To help students think critically about international relations and politics, Stephen Benedict Dyson examines the fictional but deeply political realities of three television shows: Star Trek, Game of Thrones, and Battlestar Galactica. Deeply familiar with the events, themes, characters, and plot lines of these popular shows, students can easily draw parallels from fictive worlds to contemporary international relations and political scenarios. In Dyson’s experience, this engagement is frequently powerful enough to push classroom conversations out into the hallways and onto online discussion boards.
In Otherworldly Politics, Dyson explains how these shows are plotted to offer alternative histories and future possibilities for humanity. Fascinated by politics and history, science fiction and fantasy screenwriters and showrunners suffuse their scripts with real-world ideas of empire, war, civilization, and culture, lending episodes a compelling intricacy and contemporary resonance.

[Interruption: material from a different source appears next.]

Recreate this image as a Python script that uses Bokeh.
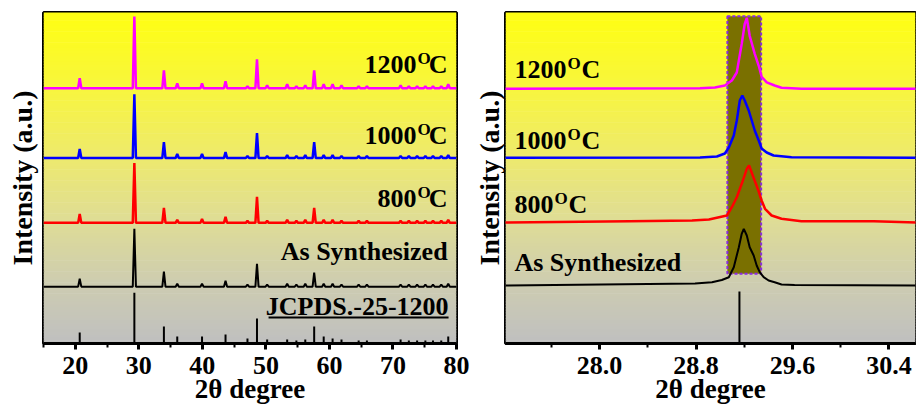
import numpy as np
from bokeh.plotting import figure
from bokeh.models import Range1d, FixedTicker, NumeralTickFormatter
from bokeh.layouts import row
from bokeh.embed import file_html
from bokeh.resources import INLINE
from bokeh.core.properties import value

# ---------------- data ----------------
# Left panel: full patterns, peak positions (2theta) and peak heights (a.u.)
peak_2theta = [20.7, 29.3, 33.95, 36.05, 39.95, 43.65, 47.1, 48.6, 50.2, 53.35, 54.8, 56.2,
               57.6, 59.1, 60.5, 61.9, 64.6, 65.9, 71.2, 72.5, 73.8, 75.1, 76.3, 77.6, 78.7]
int_1200 = [10, 72, 18, 5, 5, 7, 2, 29, 3, 4, 2, 3, 18, 4, 4, 3, 2, 2, 3, 2, 2, 2, 2, 2, 4]
int_1000 = [9, 64, 16, 4, 4, 6, 2, 25, 2, 3, 2, 3, 16, 3, 3, 2, 2, 2, 2, 2, 2, 2, 2, 2, 3]
int_800 = [9, 60, 15, 3, 4, 6, 2, 26, 2, 3, 2, 3, 15, 3, 3, 2, 2, 2, 2, 2, 2, 2, 2, 2, 3]
int_as = [8, 58, 15, 3, 3, 6, 2, 23, 2, 3, 2, 3, 14, 3, 3, 2, 2, 2, 2, 2, 2, 2, 2, 2, 3]
int_jcpds = [11, 51, 17, 7, 7, 9, 5, 25, 4, 4, 3, 4, 17, 7, 5, 4, 3, 3, 4, 3, 3, 3, 3, 3, 7]

# Right panel: zoom of the main reflection, profiles (2theta, intensity)
zx_1200 = [27.2, 28.833, 28.957, 29.039, 29.097, 29.138, 29.179, 29.204, 29.221, 29.245,
           29.287, 29.320, 29.344, 29.386, 29.452, 29.509, 29.674, 30.65]
zy_1200 = [0, 0.5, 1.3, 3.3, 8.3, 16.3, 45.0, 65.0, 71.0, 53.0, 35.0, 23.0, 12.0, 6.5,
           3.3, 1.0, 0.0, 0]
zx_1000 = [27.2, 28.833, 28.973, 29.039, 29.072, 29.113, 29.138, 29.163, 29.184, 29.204,
           29.237, 29.262, 29.287, 29.320, 29.344, 29.386, 29.443, 29.592, 30.65]
zy_1000 = [0, 0.3, 1.3, 4.3, 10.3, 22.3, 37.3, 57.3, 62.3, 57.3, 47.3, 37.3, 27.3, 17.3,
           9.3, 5.3, 2.3, 0.6, 0]
zx_800 = [27.2, 28.247, 28.767, 28.907, 29.056, 29.097, 29.138, 29.179, 29.221, 29.240,
          29.276, 29.317, 29.344, 29.372, 29.427, 29.509, 29.674, 30.276, 30.65]
zy_800 = [0, 1.3, 2.0, 3.0, 7.0, 15.3, 25.3, 38.7, 53.7, 57.0, 45.3, 32.0, 22.0, 13.7,
          7.0, 3.7, 1.3, 1.3, 0]
zx_as = [27.2, 28.792, 28.932, 29.014, 29.072, 29.113, 29.155, 29.179, 29.196, 29.221,
         29.245, 29.278, 29.303, 29.328, 29.361, 29.402, 29.452, 29.509, 29.617, 30.65]
zy_as = [0, 2.0, 3.3, 5.5, 8.3, 18.3, 38.3, 51.7, 56.7, 50.0, 38.3, 30.0, 20.0, 13.3,
         8.3, 5.0, 3.3, 1.0, 0.5, 0]
z_jcpds_x = [29.16]
z_jcpds_y = [52]
highlight_x = [29.06, 29.34]        # shaded 2theta window
highlight_y = [69.7, 327.3]         # shaded intensity window

left_ticks = [20, 30, 40, 50, 60, 70, 80]
left_minor = [15, 20, 25, 30, 35, 40, 45, 50, 55, 60, 65, 70, 75, 80]
right_ticks = [28.0, 28.8, 29.6, 30.4]
right_minor = [27.6, 28.4, 29.2, 30.0]

# ---------------- styling ----------------
FONT = "Liberation Serif"
C1200, C1000, C800, CAS = "#FF00FF", "#0000FF", "#FF0000", "#000000"
left_off = {"1200": 256, "1000": 186, "800": 121, "as": 57}
right_off = {"1200": 254.7, "1000": 185.7, "800": 121, "as": 58}
PEAK_HW = 0.25
TXT_RAISE = 8


def gradient(p, x0, x1, y0, y1, n=120):
    st = [0, .23, .44, .63, .83, 1.0]
    cols = [(255, 255, 18), (248, 246, 62), (238, 234, 110), (223, 221, 150),
            (205, 204, 178), (192, 192, 192)]
    edges = np.linspace(y1, y0, n + 1)
    tc = (np.arange(n) + 0.5) / n
    rgb = [np.interp(tc, st, [c[k] for c in cols]) for k in range(3)]
    colors = ["#%02x%02x%02x" % (int(r), int(g), int(b)) for r, g, b in zip(*rgb)]
    p.quad(left=x0, right=x1, top=edges[:-1] + 0.6, bottom=edges[1:],
           fill_color=colors, line_color=None)


def stick_profile(x0, x1, pos, hts):
    xs, ys = [x0], [0.0]
    for c, h in zip(pos, hts):
        xs += [c - PEAK_HW, c, c + PEAK_HW]
        ys += [0.0, h, 0.0]
    xs.append(x1)
    ys.append(0.0)
    return np.array(xs), np.array(ys)


def style(p, ylabel_standoff):
    p.grid.visible = False
    p.outline_line_color = "black"
    p.outline_line_width = 3
    ax = p.xaxis[0]
    ax.axis_line_width = 3
    ax.major_tick_line_width = 3
    ax.minor_tick_line_width = 2
    ax.major_tick_out = 6
    ax.minor_tick_out = 4
    ax.major_tick_in = 0
    ax.minor_tick_in = 0
    ax.major_label_standoff = 7
    ax.major_label_text_font = FONT
    ax.major_label_text_font_style = "bold"
    ax.major_label_text_font_size = "26px"
    ax.major_label_text_color = "black"
    ax.axis_label = "2θ degree"
    ax.axis_label_standoff = -3
    ax.axis_label_text_font = FONT
    ax.axis_label_text_font_style = "bold"
    ax.axis_label_text_font_size = "27px"
    ax.axis_label_text_color = "black"
    ay = p.yaxis[0]
    ay.ticker = FixedTicker(ticks=[], minor_ticks=[])
    ay.axis_line_color = None
    ay.major_tick_line_color = None
    ay.minor_tick_line_color = None
    ay.major_tick_out = 0
    ay.minor_tick_out = 0
    ay.major_label_standoff = 0
    ay.major_label_text_font_size = "0px"
    ay.axis_label = "Intensity (a.u.)"
    ay.axis_label_standoff = ylabel_standoff
    ay.axis_label_text_font = FONT
    ay.axis_label_text_font_style = "bold"
    ay.axis_label_text_font_size = "28px"
    ay.axis_label_text_color = "black"


def txt(p, x, y, s, size, align, xoff=0):
    p.text(x=[x], y=[y + TXT_RAISE], text=[s], text_font=value(FONT), text_font_style="bold",
           text_font_size=value(size), text_align=align, text_baseline="alphabetic",
           text_color="black", x_offset=xoff)


def temp_right_aligned(p, x, y, num):
    txt(p, x, y, "C", "26px", "right", 0)
    txt(p, x, y + 6, "O", "17px", "right", -17)
    txt(p, x, y, num, "26px", "right", -31)


def temp_left_aligned(p, x, y, num):
    w = 13 * len(num)
    txt(p, x, y, num, "26px", "left", 0)
    txt(p, x, y + 6, "O", "17px", "left", w + 1)
    txt(p, x, y, "C", "26px", "left", w + 15)


# ---------------- left panel ----------------
p1 = figure(width=470, height=406, x_range=Range1d(15, 80), y_range=Range1d(0, 332),
            output_backend="svg", toolbar_location=None,
            min_border_left=43, min_border_right=14, min_border_top=12, min_border_bottom=62)
style(p1, 6)
p1.xaxis.ticker = FixedTicker(ticks=left_ticks, minor_ticks=left_minor)
gradient(p1, 15, 80, 0, 332)

for key, ints, col, lw in [("as", int_as, CAS, 2), ("800", int_800, C800, 2.5),
                           ("1000", int_1000, C1000, 2.5), ("1200", int_1200, C1200, 2.5)]:
    xs, ys = stick_profile(15, 80, peak_2theta, ints)
    p1.line(xs, ys + left_off[key], line_color=col, line_width=lw)
p1.segment(x0=peak_2theta, y0=[0] * len(peak_2theta), x1=peak_2theta, y1=int_jcpds,
           line_color="black", line_width=2)

XR = 78.6
temp_right_aligned(p1, XR, 272, "1200")
temp_right_aligned(p1, XR, 201, "1000")
temp_right_aligned(p1, XR, 137, "800")
txt(p1, XR, 84, "As Synthesized", "26px", "right")
txt(p1, XR + 0.15, 29, "JCPDS.-25-1200", "26px", "right")
p1.segment(x0=[XR + 0.15 - 180 / 6.354], y0=[26], x1=[XR + 0.15], y1=[26],
           line_color="black", line_width=2)

# ---------------- right panel ----------------
p2 = figure(width=446, height=406, x_range=Range1d(27.22, 30.62), y_range=Range1d(0, 331),
            output_backend="svg", toolbar_location=None,
            min_border_left=33, min_border_right=1, min_border_top=12, min_border_bottom=63)
style(p2, 1)
p2.xaxis.ticker = FixedTicker(ticks=right_ticks, minor_ticks=right_minor)
p2.xaxis.formatter = NumeralTickFormatter(format="0.0")
gradient(p2, 27.22, 30.62, 0, 331)

p2.quad(left=highlight_x[0], right=highlight_x[1], bottom=highlight_y[0], top=highlight_y[1],
        fill_color="#7A7000", line_color="#8A2BE2", line_dash="3 2", line_width=2)

for key, zx, zy, col, lw in [("as", zx_as, zy_as, CAS, 2), ("800", zx_800, zy_800, C800, 2.5),
                             ("1000", zx_1000, zy_1000, C1000, 2.5),
                             ("1200", zx_1200, zy_1200, C1200, 2.5)]:
    p2.line(zx, np.array(zy) + right_off[key], line_color=col, line_width=lw)
p2.segment(x0=z_jcpds_x, y0=[0], x1=z_jcpds_x, y1=z_jcpds_y, line_color="black", line_width=2)

XL = 27.294
temp_left_aligned(p2, XL, 266, "1200")
temp_left_aligned(p2, XL, 195, "1000")
temp_left_aligned(p2, XL, 131, "800")
txt(p2, XL, 73, "As Synthesized", "26px", "left")

layout = row(p1, p2)
open("out.html", "w").write(file_html(layout, INLINE))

Dyson argues that science fiction and fantasy television creators share a fundamental kinship with great minds in international relations. Creators like Gene Roddenberry, George R. R. Martin, and Ronald D. Moore are world-builders of no lesser creativity, Dyson argues, than theorists such as Woodrow Wilson, Kenneth Waltz, and Alexander Wendt. Each of these thinkers imagines a realm, specifies the rules of its operation, and by so doing seeks to teach us something about ourselves and how we interact with one another. A vital spur to creative thinking for scholars and an accessible introduction for students, this book will also appeal to fans of these three influential shows.